While TCV busied itself with the new responsibilities, the political situation in Tibet changed unexpectedly. China was forced to follow a lenient policy towards Tibet because of the international condemnation of its human rights record. Tibetans were allowed to visit their long-lost relations on both sides. This simultaneously provided new opportunities to parents to smuggle their children across the border to freedom. Thousand of children from Tibet flooded the main TCV at Dharamsala. To solve the overcrowding problem, TCV turned its poultry farm at Lower Dharamsala into a new residential school. Today, TCV School Lower Dharamsala is a high standard school with both primary and secondary school. It is entirely funded by Tibetan parents in exile.In spite of TCV’s best efforts, the problem of absorbing the unabated flood of new refugees became very serious. In 1990, TCV over the Youth School in Bir and expanded its scope. With more and more children coming from Tibet, overcrowding of all our Villages led us to start a new senior secondary school at Gopalpur.
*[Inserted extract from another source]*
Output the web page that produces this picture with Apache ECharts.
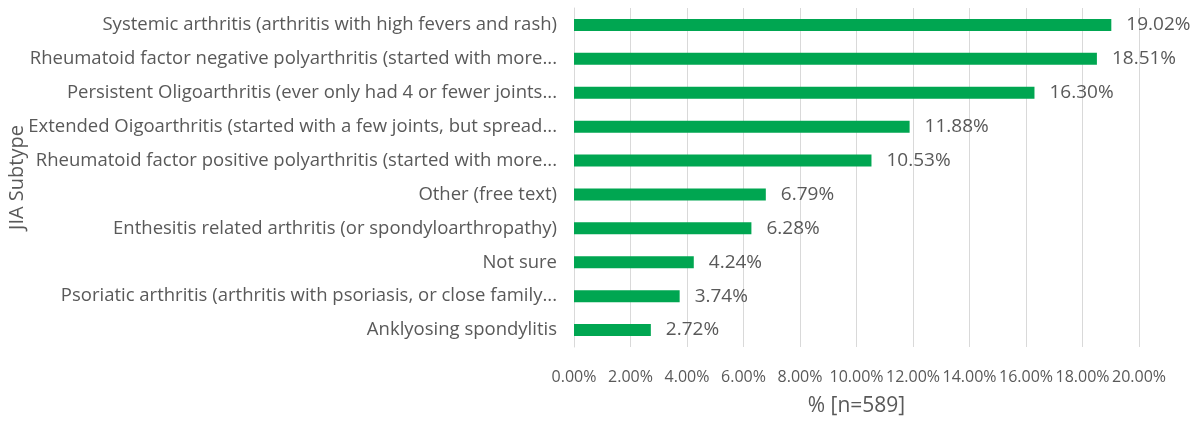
<!DOCTYPE html>
<html lang="en">
<head>
    <meta charset="UTF-8" />
    <title>JIA Subtype</title>
</head>
<body style="margin:0">
<div id="main" style="width:1196px;height:421px"></div>
<script src="https://cdn.jsdelivr.net/npm/echarts@6/dist/echarts.min.js"></script>
<script>
  // 类别（从上到下）
  var subtypes = [
    "Systemic arthritis (arthritis with high fevers and rash)",
    "Rheumatoid factor negative polyarthritis (started with more...",
    "Persistent Oligoarthritis (ever only had 4 or fewer joints...",
    "Extended Oigoarthritis (started with a few joints, but spread...",
    "Rheumatoid factor positive polyarthritis (started with more...",
    "Other (free text)",
    "Enthesitis related arthritis (or spondyloarthropathy)",
    "Not sure",
    "Psoriatic arthritis (arthritis with psoriasis, or close family...",
    "Anklyosing spondylitis"
  ];
  // 百分比
  var percents = [19.02, 18.51, 16.30, 11.88, 10.53, 6.79, 6.28, 4.24, 3.74, 2.72];

  var textColor = "#595959";
  var font = "Open Sans";

  var myChart = echarts.init(document.getElementById("main"));
  var option = {
    animation: false,
    grid: { left: 574, right: 57, top: 8, bottom: 74, outerBoundsMode: "none", containLabel: false },
    xAxis: {
      type: "value",
      min: 0,
      max: 20,
      interval: 2,
      name: "% [n=589]",
      nameLocation: "middle",
      nameGap: 49,
      nameMoveOverlap: false,
      nameTextStyle: { color: textColor, fontSize: 21, fontFamily: font },
      axisLine: { show: false },
      axisTick: { show: false },
      axisLabel: {
        color: textColor,
        fontSize: 16,
        fontFamily: font,
        margin: 22,
        showMinLabel: true,
        showMaxLabel: true,
        hideOverlap: false,
        formatter: function (v) { return v.toFixed(2) + "%"; }
      },
      splitLine: { lineStyle: { color: "#d9d9d9", width: 1 } }
    },
    yAxis: {
      type: "category",
      data: subtypes,
      inverse: true,
      name: "JIA Subtype",
      nameLocation: "middle",
      nameGap: 547,
      nameMoveOverlap: false,
      nameTextStyle: { color: textColor, fontSize: 20, fontFamily: font },
      axisLine: { show: true, lineStyle: { color: "#d9d9d9" } },
      axisTick: { show: false },
      axisLabel: { color: textColor, fontSize: 18.5, fontFamily: font, margin: 17 }
    },
    series: [
      {
        type: "bar",
        data: percents,
        barWidth: 12,
        itemStyle: { color: "#00a651" },
        label: {
          show: true,
          position: "right",
          distance: 15,
          color: textColor,
          fontSize: 19,
          fontFamily: font,
          formatter: function (p) { return p.value.toFixed(2) + "%"; }
        }
      }
    ]
  };
  myChart.setOption(option);
</script>
</body>
</html>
In keeping with H. H. the Dalai Lama’s words on education that we should “counsel our children and encourage them to undergo specialized study in various fields,” a multi-trade vocational training center was established and started in 1999. The 1995 flood at TCV Patlikuhl compelled us to relocate the school to a new location. The construction was started at Chauntra near Bir and has now become functional. Another TCV School Selakui in Dehradun was constructed in 2004 and has been running successfully. This year in June 2007, TCV School Selakui observed its first-ever Class X Graduation Function and 43 children appeared for it. They had excellent results with 100% pass percentage.